Since these so-called tectonic or crustal plates are riding on a semi-molten underlying material (asthenosphere) the plates are in permanent motion, moving 1 cm to 10 cm per year depending on the location. Six of the large plates bear the continents; the other six are oceanic. Note that plate boundaries and continents do not exactly coincide.
Where tectonic plates diverge (mainly mid-ocean) the semi-molten asthenosphere material can be driven to the earth surface. As a result new (oceanic) earth crust is formed resulting in the so-called oceanic ridges (Fig. 2.3). At other places, instead of divergence there is convergence. If an oceanic and continental plate meet, the denser oceanic plate dives under the continental plate (Fig. 2.3). This process of convergence creates mountains and oceanic trenches and is often accompanied by seismic and vol-canic activity (see Fig. 2.4).
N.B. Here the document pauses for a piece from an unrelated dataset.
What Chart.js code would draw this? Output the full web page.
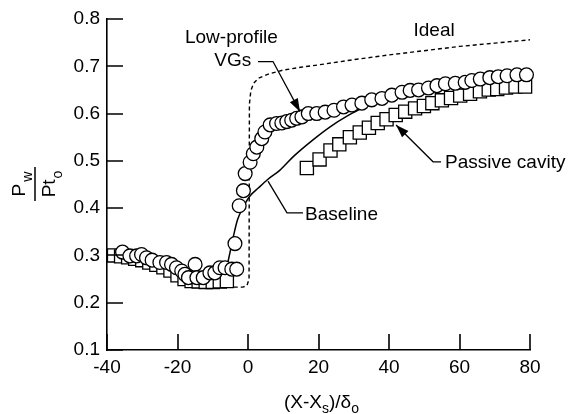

The oceanic ridge system consists of the Mid-Indian Ridge, Mid-Atlantic Ridge and East Pacific Rise (see Fig. 2.4). The age of the crust on both sides of the mid-ocean ridges increases with distance from the ridge. The rates of plate divergence range from 1 to 3.5 \(cm/yr\) at the Mid-Atlantic ridge to 9 to 15 \(cm/yr\) at the East Pacific Rise in the southeastern Pacific. Nowadays, the movements are measured with the aid of satellites using very accurate geodetic positioning systems (such as Differential Global Positioning System (DGPS)).
Figure 2.5 shows the deep rift valley that runs along the axis of the Mid-Atlantic Ridge and becomes visible at the surface on Iceland in a very spectacular way.